Sunday, November 5, 2017

Crystal Ball Photography

You are probably seeing a lot of photos lately through
crystal balls!
It's becoming a popular and very creative photography technique.

I bought my crystal ball three years ago and want to share
some tips and some WARNINGS!

My crystal ball is 4-iches and made from heavy crystal.
Just google crystal balls and you will find places to purchase them.

Crystal balls can be extremely dangerous in direct sunlight!

After I bought my crystal ball, I thought it was so pretty,
I displayed it on a family room shelf with my photo albums.

One day, I was dusting that shelf and noticed a burn hole in the
album behind the crystal ball!

I was stunned!
This shelf is across the room from any windows and I never
realized that direct sun hit the crystal ball.

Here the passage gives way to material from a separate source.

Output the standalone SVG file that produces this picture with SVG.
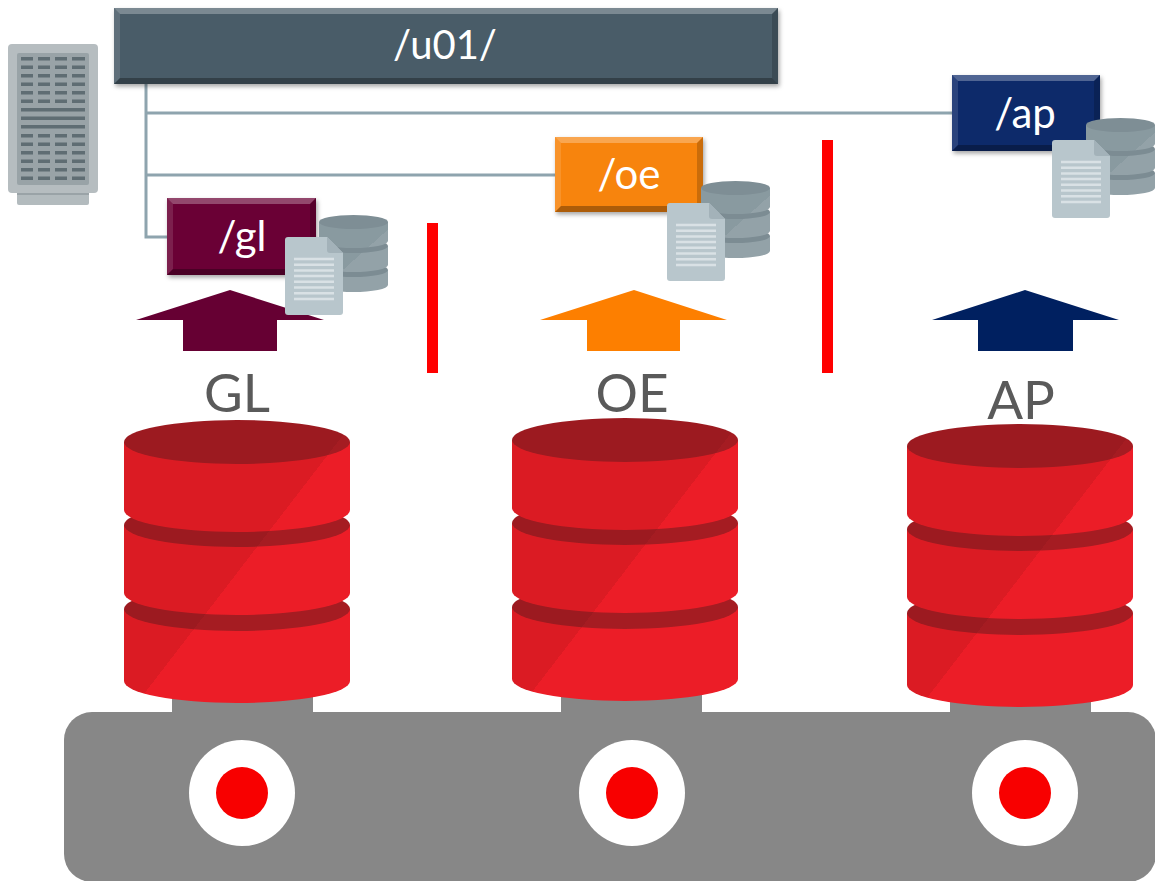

Can you imagine the tragedy if that photo album had caught on
fire?   It could have burned the house down if we were not home!

Never put a crystal ball on display inside your home!

This really frightened me, but I didn't realize how truly serious
this burn issue is until I took the ball outside into direct sunlight
to photograph my pink flowers.

I placed the ball on this wooden stool covered with a pink cloth.
You can see where the sun is concentrated on the pink cloth.

In the time it took me to lift my camera to take the photo, I smelled burning!
It had already singed through the pink cloth and burned the wood stool
in a matter of seconds!

If you are holding the crystal ball in the direct sunshine, it can burn your skin
or catch your clothing on fire!

I brought my crystal ball on a fall photo outing.  You can see that it was
a bright, sunny day.  I kept the crystal ball in its box until I found
some shade and only took it out in the shade!

Now that you are warned about the hazards...let me tell you about the fun
you can have photographing with the crystal ball.

The idea is to put the ball in a location where it will frame something
you want to photograph like this landscape.

This is the scene I was shooting through the crystal ball!

As you can see, the crystal ball FLIPS your scene upside down.
The sky is on the bottom of the ball and the landscape is on the top.

You can flip over the entire photo and crop out the stand that came with the crystal ball like this:

Or, you can flip the scene inside the globe.
I show you how to do that in my video tutorial.

I brought my crystal ball on a Christmas outing with our photo club.

I used my Canon 50mm 1.4 lens,
but others used different try several and see which you like best.
I tried my macro lens and was able to get closer...worked great!

Focus on the scene inside the crystal ball.

To capture the star glow around the lights,
shoot at night on tripod using a very small aperture.

Set your camera on aperture priority
100 ISO

This will create a very long shutter, but since you are on tripod, that's no problem.
You will love your STARS!

We really enjoyed using the crystal ball at night
and didn't have to worry about any fire dangers.

Your Christmas tree is a wonderful subject
for practicing with your crystal ball!

Not only will your tree look great in the ball,
the lights will turn to bokeh in the background.

This was my set up with the tree in the background.

The further the crystal ball is from the tree, the bigger your bokeh will be
in the background of your photo.

Start with these settings:

Aperture Priority
(or if your lens doesn't get that wide, the widest your aperture will go.)

ISO 100

You will have a long shutter, but that's fine on tripod.

Once you get a focus and lock it by clicking to manual focus on your lens, 
turn off all the lights in the room except for your Christmas tree.

Take the shot, then
Adjust your settings if needed to meet your light conditions.

Notice that I flipped this entire photo so the tree is right-side-up in the ball.

If you move the crystal ball closer to the tree,
your bokeh will be smaller and the tree will be bigger inside the ball.

You can see here, I flipped the tree inside the ball as
I demonstrate in the above video tutorial.

If you don't want to invest in a crystal ball...mine cost $40,
you can get a similar effect with a wine goblet filled with water.

I tried photographing my daughter through the crystal ball.

She looked a bit distorted, but this distortion
could make for some fun people photos...especially with kids!

Try a fun composite like this one I created to post on Christmas Eve s few years ago.

I photographed my daughter in the garage and moved the ball
and her to a snowy background.

You can have somebody hold the crystal ball or place it on different surfaces.

Use your imagination and have a BALL!


  1. What size is your ball? Does it need to be crystal or would the clear quartz ones on EBay work? They are quite a bit cheaper.

  2. Hi Carol,

    Mine is a 4" heavy crystal ball. I have never tried the clear quartz, so I have no experience with them. Can anyone else tell us their experience with a quartz crystal ball? Thanks!